In the figure, line l is parallel to line k. What is the value of x?

1. TRANSLATE the problem information

Looking at the figure, I can identify:

• Line l passes through vertex A (top of triangle)
• Line k passes through vertices C and B (base of triangle)
• Lines l and k are parallel (\(l \parallel k\))
• An exterior angle at A measures 125°
• The interior angle of the triangle at vertex A is \(\angle\mathrm{BAC} = 60°\)
• We need to find x, which is the angle \(\angle\mathrm{ACB}\) at vertex C

2. INFER the relationship between the exterior angle and parallel lines

Here's the key strategic insight: I cannot directly find x without knowing the other angles of the triangle. The 125° exterior angle is my gateway to finding these angles.

Since the exterior angle at A is 125°, and angles on a straight line sum to 180°, the angle on line l (on the interior side, between line l and side AC) must be:

\(180° - 125° = 55°\)

3. INFER how to use the parallel lines property

Now I need to connect this 55° angle to the triangle.

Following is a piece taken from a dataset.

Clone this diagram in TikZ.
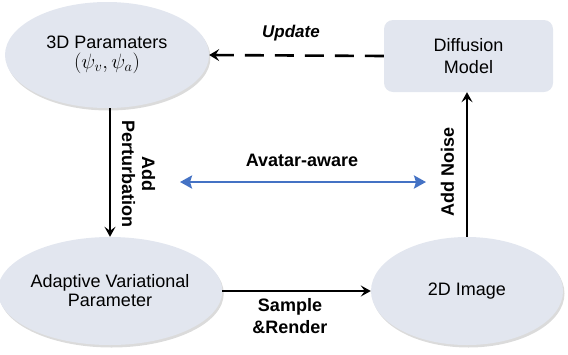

Since \(l \parallel k\), and side AB acts as a transversal cutting through both parallel lines:

• The 55° angle at A (on line l, interior side)
• The angle \(\angle\mathrm{ABC}\) at B (on line k)
• These are alternate interior angles, which are equal when lines are parallel

Therefore: \(\angle\mathrm{ABC} = 55°\)

4. APPLY the triangle angle sum theorem

Now I have two angles of the triangle:

• \(\angle\mathrm{BAC} = 60°\)
• \(\angle\mathrm{ABC} = 55°\)
• \(\angle\mathrm{ACB} = x°\) (what we're finding)

SIMPLIFY the equation:

\(60 + 55 + x = 180\)

\(115 + x = 180\)

\(x = 180 - 115\)

\(x = 65\)

Answer: C (65)

Why Students Usually Falter on This Problem

Most Common Error Path:

Weak INFER skill - Missing the connection to parallel line properties: Students see the 125° exterior angle and the 60° interior angle at A, but don't recognize that they need to use the supplement of 125° combined with parallel line properties to find \(\angle\mathrm{ABC}\). Instead, they might try to work directly with just the two angles shown (125° and 60°), attempting calculations like \(180° - 60° - 125° = -5°\) (which doesn't make sense) or \(125° - 60° = 65°\), getting the right number but through completely incorrect reasoning. Some students might guess between the given angle values.

This confusion often leads them to select Choice A (55) or Choice B (60) by picking one of the angles already visible in the figure.

Second Most Common Error:

Poor SIMPLIFY execution - Arithmetic errors: Students correctly identify that they need to solve \(60 + 55 + x = 180\), but make calculation errors. For example:

• Incorrectly adding: \(60 + 55 = 125\) (correct) but then subtracting: \(180 - 125 = 55\) (correct process, but then writing down 55° as the answer)
• Confusing which angle is which and thinking \(x = 55°\)

This may lead them to select Choice A (55).

The Bottom Line:

This problem requires multi-step geometric reasoning, not just formula application. Students must bridge three separate concepts: (1) supplementary angles, (2) parallel line properties with transversals, and (3) triangle angle sum. Missing any link in this chain breaks the solution path. The key challenge is recognizing that the exterior angle's supplement creates an alternate interior angle relationship with the parallel lines—without this insight, students cannot access the angle they need to complete the triangle angle sum.